I have a book given to me titled “Speeches that changed the world”.
From time to time, I pull it out and meander through the pages, reading the quotations highlighted on some of the pages. Some I know and some I don’t.
Some of the speeches I take a little more time, read the included context explanation in which the speeches were given, and then the speech in its entirety.
It’s obvious that the words are crafted to give the listener a sense of having heard something. Thoughts drawn out in description that they become illustrations in the mind, moving beyond words.
I am amazed the way the speeches are alive, powerful, and heartfelt. They are given in a way that appears to be impromptu and without premeditation.
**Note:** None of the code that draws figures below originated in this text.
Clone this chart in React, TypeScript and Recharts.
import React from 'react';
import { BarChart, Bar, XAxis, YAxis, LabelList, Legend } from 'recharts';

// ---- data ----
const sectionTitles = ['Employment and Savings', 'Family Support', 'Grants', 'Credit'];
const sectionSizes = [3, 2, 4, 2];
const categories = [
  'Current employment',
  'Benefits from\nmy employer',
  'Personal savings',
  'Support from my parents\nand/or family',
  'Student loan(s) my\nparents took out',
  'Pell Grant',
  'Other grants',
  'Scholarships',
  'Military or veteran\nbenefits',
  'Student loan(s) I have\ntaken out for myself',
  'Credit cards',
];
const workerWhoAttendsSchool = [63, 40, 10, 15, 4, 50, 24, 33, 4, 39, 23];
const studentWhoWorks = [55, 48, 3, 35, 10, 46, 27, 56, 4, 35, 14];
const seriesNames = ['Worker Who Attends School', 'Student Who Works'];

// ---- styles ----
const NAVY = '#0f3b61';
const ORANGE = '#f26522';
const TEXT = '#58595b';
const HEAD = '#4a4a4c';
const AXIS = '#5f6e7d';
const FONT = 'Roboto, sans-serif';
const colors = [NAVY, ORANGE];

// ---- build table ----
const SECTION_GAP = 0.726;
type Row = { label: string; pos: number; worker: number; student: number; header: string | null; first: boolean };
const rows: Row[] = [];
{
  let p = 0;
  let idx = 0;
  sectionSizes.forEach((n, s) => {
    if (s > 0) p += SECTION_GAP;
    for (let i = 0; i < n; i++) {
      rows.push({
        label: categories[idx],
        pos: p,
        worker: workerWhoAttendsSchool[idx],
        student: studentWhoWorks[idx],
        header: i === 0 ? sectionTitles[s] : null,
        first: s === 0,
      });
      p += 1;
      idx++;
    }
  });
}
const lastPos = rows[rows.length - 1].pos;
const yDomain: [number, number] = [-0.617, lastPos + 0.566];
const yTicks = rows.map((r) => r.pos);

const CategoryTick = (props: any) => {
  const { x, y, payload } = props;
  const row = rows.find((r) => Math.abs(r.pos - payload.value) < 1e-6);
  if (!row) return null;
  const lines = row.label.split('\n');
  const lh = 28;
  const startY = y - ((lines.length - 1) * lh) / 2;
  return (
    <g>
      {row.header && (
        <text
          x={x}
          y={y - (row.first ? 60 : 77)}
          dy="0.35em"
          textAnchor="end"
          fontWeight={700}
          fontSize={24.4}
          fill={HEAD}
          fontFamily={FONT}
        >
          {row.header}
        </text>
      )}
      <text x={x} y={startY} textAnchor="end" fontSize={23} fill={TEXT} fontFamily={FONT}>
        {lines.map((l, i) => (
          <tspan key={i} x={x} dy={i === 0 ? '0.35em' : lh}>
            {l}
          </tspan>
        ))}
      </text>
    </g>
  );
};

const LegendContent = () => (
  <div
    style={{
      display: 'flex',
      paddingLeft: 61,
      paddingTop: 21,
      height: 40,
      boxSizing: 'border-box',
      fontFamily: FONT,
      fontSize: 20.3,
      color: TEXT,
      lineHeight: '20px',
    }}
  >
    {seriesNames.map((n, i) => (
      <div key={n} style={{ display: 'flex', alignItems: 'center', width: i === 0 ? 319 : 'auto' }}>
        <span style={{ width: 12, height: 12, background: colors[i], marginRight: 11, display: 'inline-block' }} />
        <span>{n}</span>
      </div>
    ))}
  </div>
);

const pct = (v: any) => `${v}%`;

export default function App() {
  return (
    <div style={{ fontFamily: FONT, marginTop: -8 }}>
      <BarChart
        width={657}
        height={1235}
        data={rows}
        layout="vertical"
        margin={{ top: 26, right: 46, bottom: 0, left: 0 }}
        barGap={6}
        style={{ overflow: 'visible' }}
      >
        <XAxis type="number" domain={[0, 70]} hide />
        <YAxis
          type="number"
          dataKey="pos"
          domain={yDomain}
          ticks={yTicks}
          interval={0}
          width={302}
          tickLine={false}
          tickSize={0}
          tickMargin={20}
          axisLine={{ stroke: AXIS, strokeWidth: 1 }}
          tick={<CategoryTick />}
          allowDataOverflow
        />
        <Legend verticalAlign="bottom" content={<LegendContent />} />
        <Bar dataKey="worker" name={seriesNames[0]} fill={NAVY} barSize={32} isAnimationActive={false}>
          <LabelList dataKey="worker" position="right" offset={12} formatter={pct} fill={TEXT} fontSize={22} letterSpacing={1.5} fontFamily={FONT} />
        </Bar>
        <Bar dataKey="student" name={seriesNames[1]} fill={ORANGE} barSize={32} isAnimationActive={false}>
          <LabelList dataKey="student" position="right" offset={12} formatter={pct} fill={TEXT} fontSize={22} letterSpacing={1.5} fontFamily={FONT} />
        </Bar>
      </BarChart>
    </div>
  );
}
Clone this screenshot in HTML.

It can also be intimidating; causing the student of the words to doubt their own ability to do the same.
Not to take anything away from the speeches, but they aren’t off the cuff. They were written and re-written, thought about and mulled over. The words were selected, arranged, and weighed for their impact. The delivery was deliberate and practiced.
I’m not saying that everyone can or should be Churchill or Lincoln, but anyone can express the deepest thoughts, the tenderest feelings, and inspire the greatest of works. But such speeches do not come from 5 minutes of scribbling notes on the back of your hand. They are not born in flashes of brilliance. They are worked, dug out, cleaned, and polished.
I guess what I’m trying to say is that great speeches are just that. They inspire people to great feats. They leave the listener edified.
You also can be inspirational and edifying. Even if made in simple responses to questions of a friend in need or a child in search of wisdom. And that might be world enough to merit a change.